* [Set exercise]
Transcribe the listing verbatim. Do not carry over any pictures.

::::

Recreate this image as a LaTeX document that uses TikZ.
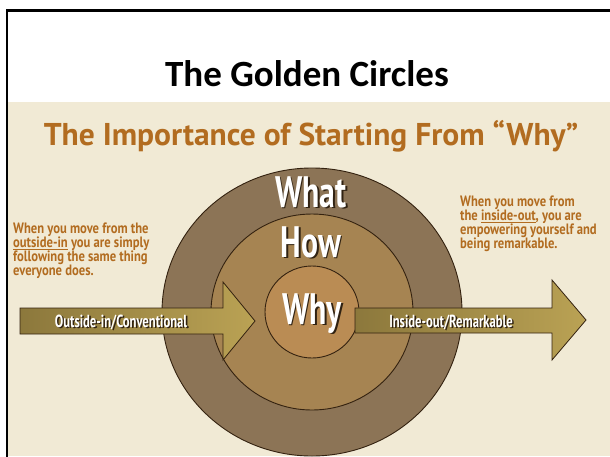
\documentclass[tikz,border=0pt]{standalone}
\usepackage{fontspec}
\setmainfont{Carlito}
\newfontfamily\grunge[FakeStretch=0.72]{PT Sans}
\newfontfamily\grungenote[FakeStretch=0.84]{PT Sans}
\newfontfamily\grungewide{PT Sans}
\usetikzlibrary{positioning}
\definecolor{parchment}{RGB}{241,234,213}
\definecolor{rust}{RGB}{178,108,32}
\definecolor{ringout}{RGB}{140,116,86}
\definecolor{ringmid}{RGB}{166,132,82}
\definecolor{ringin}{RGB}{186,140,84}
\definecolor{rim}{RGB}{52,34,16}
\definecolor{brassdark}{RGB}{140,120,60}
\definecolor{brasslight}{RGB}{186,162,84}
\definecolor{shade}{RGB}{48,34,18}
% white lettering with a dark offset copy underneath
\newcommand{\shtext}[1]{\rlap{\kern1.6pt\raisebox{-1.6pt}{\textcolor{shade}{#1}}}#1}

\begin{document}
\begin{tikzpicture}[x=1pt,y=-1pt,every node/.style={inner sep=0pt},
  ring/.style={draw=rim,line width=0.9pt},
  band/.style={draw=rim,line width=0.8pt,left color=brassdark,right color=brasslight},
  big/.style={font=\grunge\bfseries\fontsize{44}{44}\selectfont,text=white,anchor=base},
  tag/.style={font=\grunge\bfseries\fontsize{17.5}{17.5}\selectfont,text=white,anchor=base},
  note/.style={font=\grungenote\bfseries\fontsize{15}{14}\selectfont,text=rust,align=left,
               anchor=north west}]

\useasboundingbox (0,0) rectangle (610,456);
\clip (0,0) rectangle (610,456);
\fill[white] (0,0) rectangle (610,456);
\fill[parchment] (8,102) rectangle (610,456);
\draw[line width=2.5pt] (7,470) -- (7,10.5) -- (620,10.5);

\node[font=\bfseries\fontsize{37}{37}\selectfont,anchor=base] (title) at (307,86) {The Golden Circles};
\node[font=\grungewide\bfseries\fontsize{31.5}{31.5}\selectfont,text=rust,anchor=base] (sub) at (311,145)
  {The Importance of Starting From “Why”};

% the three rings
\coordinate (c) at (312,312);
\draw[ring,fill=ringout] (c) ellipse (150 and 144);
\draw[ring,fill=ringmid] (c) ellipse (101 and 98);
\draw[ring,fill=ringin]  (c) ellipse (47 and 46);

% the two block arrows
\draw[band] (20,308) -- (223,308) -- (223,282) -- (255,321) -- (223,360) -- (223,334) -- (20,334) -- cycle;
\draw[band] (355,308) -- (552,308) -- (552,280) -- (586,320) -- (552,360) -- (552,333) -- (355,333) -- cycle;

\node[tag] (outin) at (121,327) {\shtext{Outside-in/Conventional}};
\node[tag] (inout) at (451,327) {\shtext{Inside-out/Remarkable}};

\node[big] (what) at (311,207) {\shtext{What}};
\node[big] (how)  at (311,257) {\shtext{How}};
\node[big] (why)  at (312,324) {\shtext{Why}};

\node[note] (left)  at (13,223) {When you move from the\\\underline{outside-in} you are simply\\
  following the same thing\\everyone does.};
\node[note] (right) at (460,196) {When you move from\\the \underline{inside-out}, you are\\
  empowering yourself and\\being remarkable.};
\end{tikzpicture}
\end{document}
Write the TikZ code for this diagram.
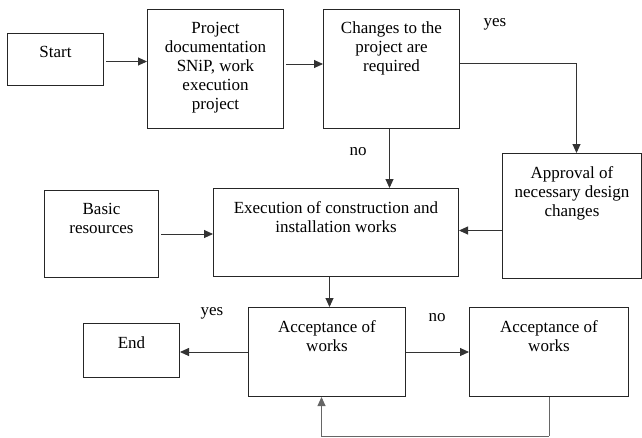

::::

* [Complete output]
Recreate this image as a LaTeX document that uses TikZ.
\documentclass[tikz,border=0pt]{standalone}
\usepackage{fontspec}
\setmainfont{Carlito}
\newfontfamily\grunge[FakeStretch=0.72]{PT Sans}
\newfontfamily\grungenote[FakeStretch=0.84]{PT Sans}
\newfontfamily\grungewide{PT Sans}
\usetikzlibrary{positioning}
\definecolor{parchment}{RGB}{241,234,213}
\definecolor{rust}{RGB}{178,108,32}
\definecolor{ringout}{RGB}{140,116,86}
\definecolor{ringmid}{RGB}{166,132,82}
\definecolor{ringin}{RGB}{186,140,84}
\definecolor{rim}{RGB}{52,34,16}
\definecolor{brassdark}{RGB}{140,120,60}
\definecolor{brasslight}{RGB}{186,162,84}
\definecolor{shade}{RGB}{48,34,18}
% white lettering with a dark offset copy underneath
\newcommand{\shtext}[1]{\rlap{\kern1.6pt\raisebox{-1.6pt}{\textcolor{shade}{#1}}}#1}

\begin{document}
\begin{tikzpicture}[x=1pt,y=-1pt,every node/.style={inner sep=0pt},
  ring/.style={draw=rim,line width=0.9pt},
  band/.style={draw=rim,line width=0.8pt,left color=brassdark,right color=brasslight},
  big/.style={font=\grunge\bfseries\fontsize{44}{44}\selectfont,text=white,anchor=base},
  tag/.style={font=\grunge\bfseries\fontsize{17.5}{17.5}\selectfont,text=white,anchor=base},
  note/.style={font=\grungenote\bfseries\fontsize{15}{14}\selectfont,text=rust,align=left,
               anchor=north west}]

\useasboundingbox (0,0) rectangle (610,456);
\clip (0,0) rectangle (610,456);
\fill[white] (0,0) rectangle (610,456);
\fill[parchment] (8,102) rectangle (610,456);
\draw[line width=2.5pt] (7,470) -- (7,10.5) -- (620,10.5);

\node[font=\bfseries\fontsize{37}{37}\selectfont,anchor=base] (title) at (307,86) {The Golden Circles};
\node[font=\grungewide\bfseries\fontsize{31.5}{31.5}\selectfont,text=rust,anchor=base] (sub) at (311,145)
  {The Importance of Starting From “Why”};

% the three rings
\coordinate (c) at (312,312);
\draw[ring,fill=ringout] (c) ellipse (150 and 144);
\draw[ring,fill=ringmid] (c) ellipse (101 and 98);
\draw[ring,fill=ringin]  (c) ellipse (47 and 46);

% the two block arrows
\draw[band] (20,308) -- (223,308) -- (223,282) -- (255,321) -- (223,360) -- (223,334) -- (20,334) -- cycle;
\draw[band] (355,308) -- (552,308) -- (552,280) -- (586,320) -- (552,360) -- (552,333) -- (355,333) -- cycle;

\node[tag] (outin) at (121,327) {\shtext{Outside-in/Conventional}};
\node[tag] (inout) at (451,327) {\shtext{Inside-out/Remarkable}};

\node[big] (what) at (311,207) {\shtext{What}};
\node[big] (how)  at (311,257) {\shtext{How}};
\node[big] (why)  at (312,324) {\shtext{Why}};

\node[note] (left)  at (13,223) {When you move from the\\\underline{outside-in} you are simply\\
  following the same thing\\everyone does.};
\node[note] (right) at (460,196) {When you move from\\the \underline{inside-out}, you are\\
  empowering yourself and\\being remarkable.};
\end{tikzpicture}
\end{document}
Write the TikZ code for this diagram.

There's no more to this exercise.